Pin Bar Candlestick Formations
Traders can potentially use price action alone to trade without the need to rely on other indicators. When doing this, they rely on Japanese candlestick patterns and formations, and one such pattern is the pin bar formation, which we will look at in great detail in this presentation. Traders try to identify reversal patterns, and pin bars are high on their list because they offer a high probability of success, and especially in volatile market conditions.
Example A is what you would expect to see when looking for bullish or bearish pin bar formations. The formation is dependent on one single candlestick, and will typically be larger than its immediate preceding candlesticks and represents a rejection of a move, followed by a sharp reversal. The pin bar reversal, as it is sometimes referred to, consists of a short body and a wick, or tail, which is at least three times the length of the body, thus making them easy to identify. The area of the pin bar’s wick defines the area of price action that was rejected. Traders would read the formation as identifying a reversal in price action and a continuation in the direction of the wick.
Example B looks at these shapes more closely and identifies the expected move of any subsequent price action.

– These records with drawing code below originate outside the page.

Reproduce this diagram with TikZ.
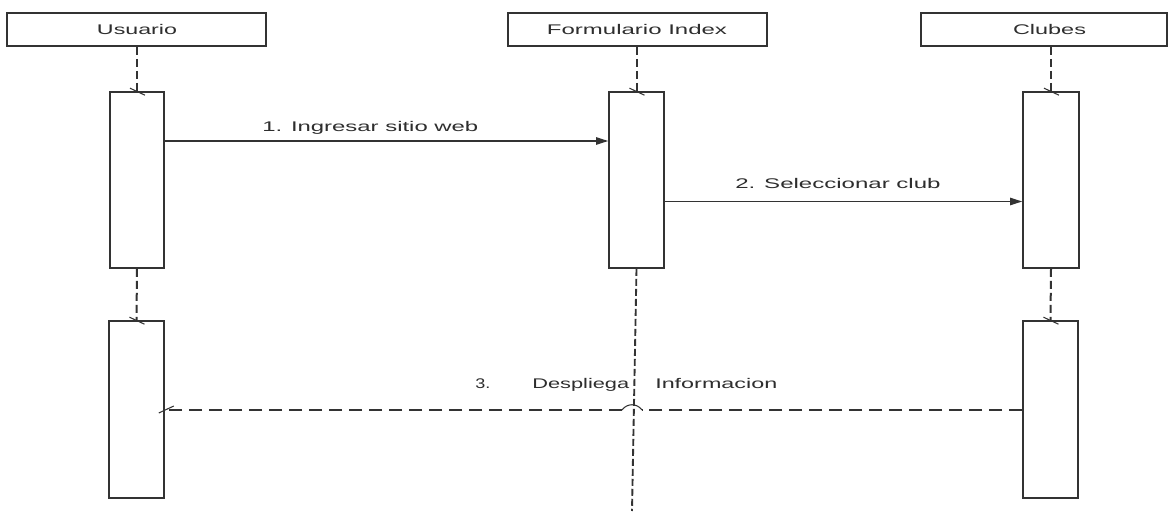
\documentclass[tikz,border=0pt]{standalone}
\usepackage{fontspec}
\usepackage{graphicx}
\setmainfont{Liberation Sans}
\usetikzlibrary{arrows.meta,fit}
\definecolor{ink}{HTML}{333333}
\definecolor{txt}{HTML}{2E2E2E}
% set a label at a given width, keeping its natural height
\newcommand{\wtext}[2]{\resizebox{#1}{\height}{#2}}

\begin{document}
\begin{tikzpicture}[x=0.75pt,y=-0.75pt,
  box/.style={draw=ink, line width=1.2pt, inner sep=0pt, fill=white},
  lifeline/.style={draw=ink, line width=1.5pt, dash pattern=on 6pt off 3pt},
  lowlife/.style={draw=ink, line width=1.4pt, dash pattern=on 5.25pt off 2.25pt},
  tickmark/.style={draw=ink, line width=0.8pt},
  call/.style={draw=ink, line width=1pt,
    -{Triangle[length=9pt,width=5.5pt]}},
  reply/.style={draw=ink, line width=1pt, dash pattern=on 9.75pt off 5.25pt},
  hop/.style={draw=ink, line width=0.8pt},
  msgtext/.style={text=txt, font=\fontsize{10.5}{12}\selectfont, inner sep=0pt}
]
\useasboundingbox[fill=white] (0,0) rectangle (1168,513);

% object headers
\node[box, fit={(7,13) (266,46)}] (hu) {};
\node[box, fit={(508,13) (767,46)}] (hf) {};
\node[box, fit={(921,13) (1167,46)}] (hc) {};
\node[msgtext] (hut) at (137,29.5) {\wtext{60pt}{Usuario}};
\node[msgtext] (hft) at (637,29.5) {\wtext{135pt}{Formulario Index}};
\node[msgtext] (hct) at (1049.5,29.5) {\wtext{54.75pt}{Clubes}};

% activation bars
\node[box, fit={(110,92) (164,268)}] (u1) {};
\node[box, fit={(609,92) (664,268)}] (f1) {};
\node[box, fit={(1023,92) (1079,268)}] (c1) {};
\node[box, fit={(109,321) (164,498)}] (u2) {};
\node[box, fit={(1023,321) (1078,498)}] (c2) {};

% lifelines
\draw[lifeline] (u1.north |- hu.south) -- (u1.north);
\draw[lifeline] (f1.north |- hf.south) -- (f1.north);
\draw[lifeline] (c1.north |- hc.south) -- (c1.north);
\draw[lifeline] (u1.south) -- (u2.north);
\draw[lifeline] (c1.south) -- (c2.north);
\coordinate (fend) at (632,511);
\draw[lowlife] (f1.south) -- (fend);

% activation ticks
\foreach \b in {u1,f1,c1,u2,c2}
  \draw[tickmark] (\b.north) ++(-7,-3) -- ++(15,7);

% message rows
\coordinate (m1) at (0,141);
\coordinate (m2) at (0,201.5);
\coordinate (m3) at (0,410);
\coordinate (hopR) at (642,410);
\coordinate (hopL) at (622,410);

\draw[call] (u1.east |- m1) -- (f1.west |- m1);
\node[msgtext, anchor=base west] (t1) at (262,132) {\wtext{162pt}{1. Ingresar sitio web}};

\draw[call] (f1.east |- m2) -- (c1.west |- m2);
\node[msgtext, anchor=base west] (t2) at (735,188.5) {\wtext{154pt}{2. Seleccionar club}};

\draw[reply] (c2.west |- m3) -- (hopR);
\draw[reply] (hopL) -- (u2.east |- m3);
\draw[hop] (hopL) .. controls (627,403) and (637,403) .. (hopR);
\draw[tickmark] (u2.east |- m3) ++(-6,3) -- ++(15,-7);

\node[msgtext, anchor=base west] (t3a) at (475,388) {\wtext{11.25pt}{3.}};
\node[msgtext, anchor=base west] (t3b) at (532,388) {\wtext{72.75pt}{Despliega}};
\node[msgtext, anchor=base west] (t3c) at (655,388) {\wtext{91.5pt}{Informacion}};
\end{tikzpicture}
\end{document}
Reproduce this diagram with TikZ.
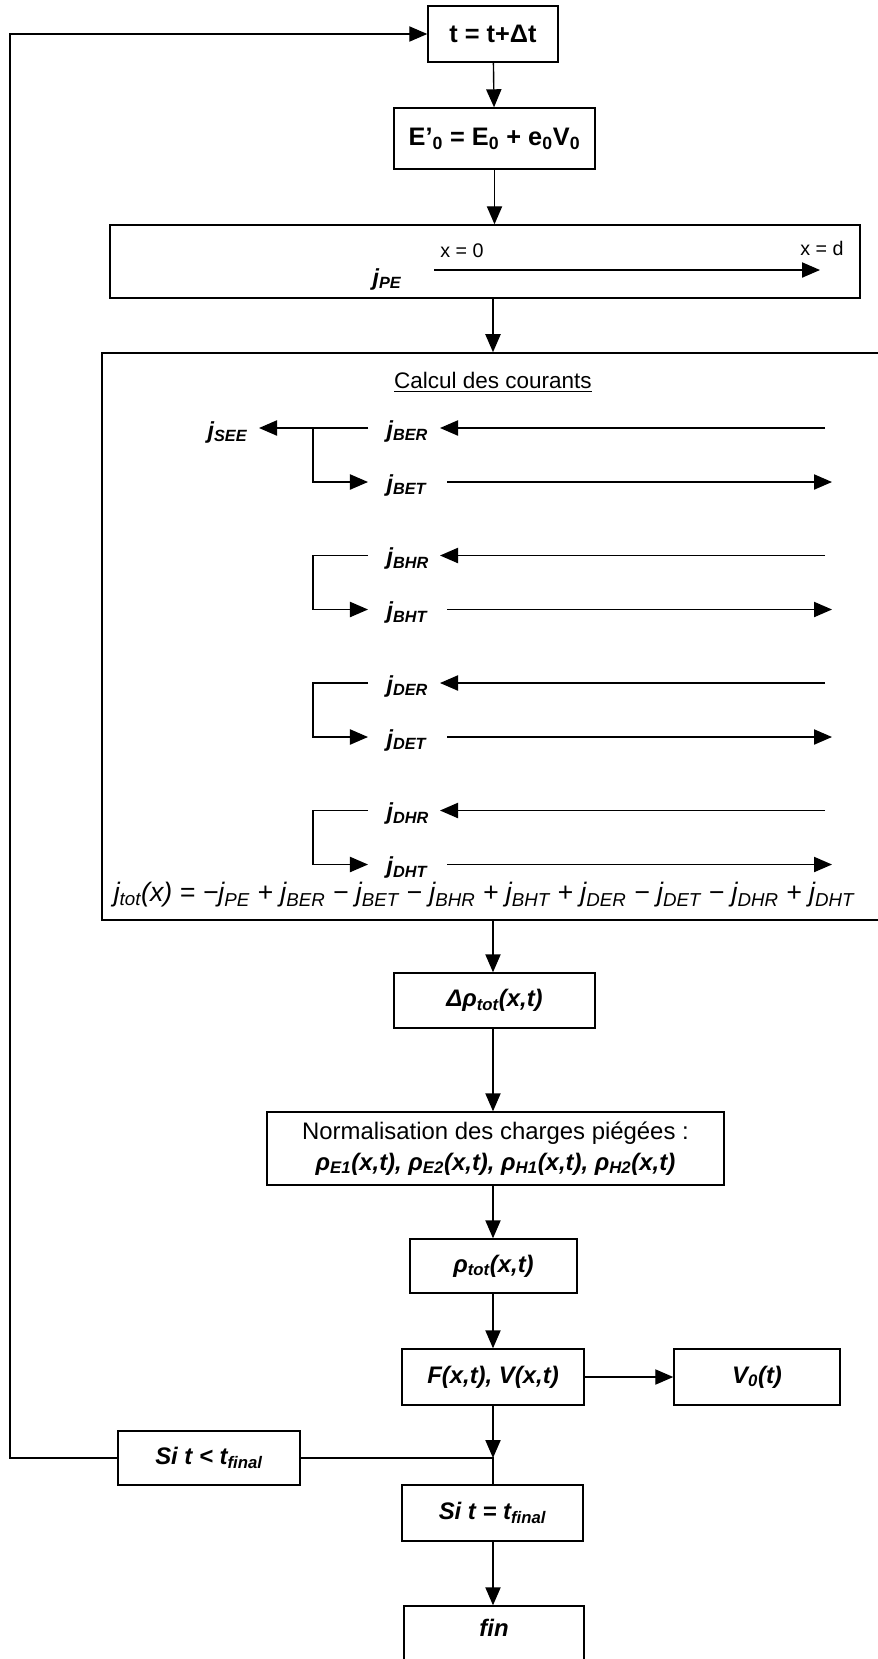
\documentclass[tikz,border=0pt]{standalone}
\usepackage{fontspec}
\setmainfont{Liberation Sans}
\usetikzlibrary{arrows.meta}

\newcommand{\bxfont}{\fontsize{17}{22}\selectfont\bfseries\itshape}
\newcommand{\upfont}{\fontsize{18}{22}\selectfont\bfseries}
\newcommand{\jfont}{\fontsize{16.5}{20}\selectfont\bfseries\itshape}
\newcommand{\eqfont}{\fontsize{19}{22}\selectfont\itshape}
\newcommand{\jcur}[1]{j\textsubscript{#1}}
\newcommand{\jeq}[1]{j\textsubscript{#1}}

\begin{document}
\begin{tikzpicture}[x=0.025cm,y=-0.025cm,line width=1pt,
  arr/.style={-{Triangle[length=4.5mm,width=3.8mm]}},
  box/.style={draw,rectangle,inner sep=0pt,align=center,font=\bxfont},
  jlbl/.style={anchor=west,inner sep=0pt,font=\jfont},
  xlbl/.style={inner sep=0pt,font=\fontsize{14}{16}\selectfont}]
\useasboundingbox (0,0) rectangle (877,1659);

% boucle en temps
\node[box,minimum width=3.25cm,minimum height=1.4cm,font=\upfont] (tbox) at (493,34) {t = t+Δt};
\node[box,minimum width=5.025cm,minimum height=1.525cm,font=\upfont] (ezero) at (494.5,138.5)
   {E’\textsubscript{0} = E\textsubscript{0} + e\textsubscript{0}V\textsubscript{0}};
\node[box,minimum width=18.75cm,minimum height=1.825cm] (pe) at (485,261.5) {};
\node[jlbl,anchor=center] (jpe) at (387,279) {\jcur{PE}};
\node[xlbl] (lx0) at (462,251) {x = 0};
\node[xlbl] (lxd) at (822,248) {x = d};
\coordinate (x0) at (434,270);
\coordinate (xd) at (820,270);
\draw[arr] (x0) -- (xd);

% calcul des courants
\node[draw,rectangle,minimum width=19.7cm,minimum height=14.175cm] (cur) at (496,636.5) {};
\node[xlbl,font=\fontsize{16}{19}\selectfont] (titre) at (493,382) {\underline{Calcul des courants}};
\foreach \i/\a/\b [count=\k from 0] in {1/BER/BET,2/BHR/BHT,3/DER/DET,4/DHR/DHT} {
   \pgfmathsetmacro\yr{428+127.5*\k}
   \pgfmathsetmacro\yt{\yr+54}
   \node[jlbl] (r\i) at (386,\yr+3) {\jcur{\a}};
   \node[jlbl] (t\i) at (386,\yt+3) {\jcur{\b}};
   \coordinate (rin\i) at (825,\yr);
   \coordinate (rtip\i) at (440,\yr);
   \coordinate (tout\i) at (447,\yt);
   \coordinate (tend\i) at (832,\yt);
   \coordinate (bra\i) at (368,\yr);
   \coordinate (bt\i) at (368,\yt);
   \draw[arr] (rin\i) -- (rtip\i);
   \draw[arr] (tout\i) -- (tend\i);
   \draw[arr] (bra\i) -- ++(-55,0) |- (bt\i);
}
\node[jlbl,anchor=east] (see) at (248,432) {\jcur{SEE}};
\coordinate (seetip) at (259,428);
\draw[arr] (bra1) -- (seetip);
\node[inner sep=0pt,font=\eqfont] (jtot) at (484,895)
   {\jeq{tot}(x) = −\jeq{PE} + \jeq{BER} − \jeq{BET} − \jeq{BHR} + \jeq{BHT} + \jeq{DER} − \jeq{DET} − \jeq{DHR} + \jeq{DHT}};

% charges et champ
\node[box,minimum width=5.025cm,minimum height=1.375cm] (drho) at (494.5,1000.5) {Δρ\textsubscript{tot}(x,t)};
\node[box,minimum width=11.425cm,minimum height=1.825cm] (norm) at (495.5,1148.5)
   {\fontseries{m}\upshape Normalisation des charges piégées :\\
    ρ\textsubscript{E1}(x,t), ρ\textsubscript{E2}(x,t), ρ\textsubscript{H1}(x,t), ρ\textsubscript{H2}(x,t)};
\node[box,minimum width=4.175cm,minimum height=1.35cm] (rho) at (493.5,1266) {ρ\textsubscript{tot}(x,t)};
\node[box,minimum width=4.55cm,minimum height=1.4cm] (fvx) at (493,1377) {F(x,t), V(x,t)};
\node[box,minimum width=4.15cm,minimum height=1.4cm] (vzero) at (757,1377) {V\textsubscript{0}(t)};
\node[box,minimum width=4.55cm,minimum height=1.35cm] (sil) at (209,1458) {Si t < t\textsubscript{final}};
\node[box,minimum width=4.525cm,minimum height=1.4cm] (sieq) at (492.5,1513) {Si t = t\textsubscript{final}};
\node[box,minimum width=4.5cm,minimum height=1.5cm,text depth=4mm] (fin) at (494,1636) {fin};
\coordinate (jn) at (493,1458);
\coordinate (loopc) at (10,1458);

% liaisons
\draw[arr] (tbox) -- (ezero);
\draw[arr] (ezero.south) -- (ezero.south |- pe.north);
\draw[arr] (pe.south -| tbox) -- (cur.north -| tbox);
\draw[arr] (cur.south -| tbox) -- (drho.north -| tbox);
\draw[arr] (drho.south -| tbox) -- (norm.north -| tbox);
\draw[arr] (norm.south -| tbox) -- (rho.north -| tbox);
\draw[arr] (rho.south -| tbox) -- (fvx.north -| tbox);
\draw[arr] (fvx) -- (vzero);
\draw[arr] (fvx.south -| tbox) -- (jn);
\draw (sil.east) -- (jn) -- (sieq.north -| tbox);
\draw[arr] (sil.west) -- (loopc) |- (tbox.west);
\draw[arr] (sieq.south -| tbox) -- (fin.north -| tbox);
\end{tikzpicture}
\end{document}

Example C shows a bullish pin bar trading strategy in action on a real chart of the USDCAD pair on a 4-hour chart. Here we can see a bullish reversal pin bar at position A. The reason that we can be fairly confident that this is a potential set up to move higher is because we can see that the previous candlesticks have found a support area as defined by our line and where candlestick A has gone down and touched that support area, only for the majority of the price action to be reversed. Had we decided to take this trade on, we would have placed a stop loss just below the support line, and we can see that on this occasion, we would have been nicely rewarded with a push higher in price action.
In example D, we can see a bearish pin bar set up on the same pair at a later date. The pair has witnessed a move higher and where at candlestick A we can easily identify a bearish pin bar setup. The subsequent candlestick moves lower, and this enforces our belief that we are going to get a reversal in price action and that indeed happens. Had we taken on this trade and placed a fairly tight stop loss, we would have been nicely rewarded again.
A word of caution, trading pin bars is essentially gambling that price action will reverse in the opposite direction of which might have been a trend, and which is therefore almost counterintuitive. Trading pin bars might be a result of many factors including economic data releases, price action hitting key levels of support and resistance, or simply running out of steam, newsflow, policymaker speeches, or other unexpected events, and therefore we do not recommend that new traders use these setups to trade unless they are experienced.
However, pin bars can also offer a warning of when to exit a trade, rather than necessarily looking at it as an opportunity to trade in the opposite direction.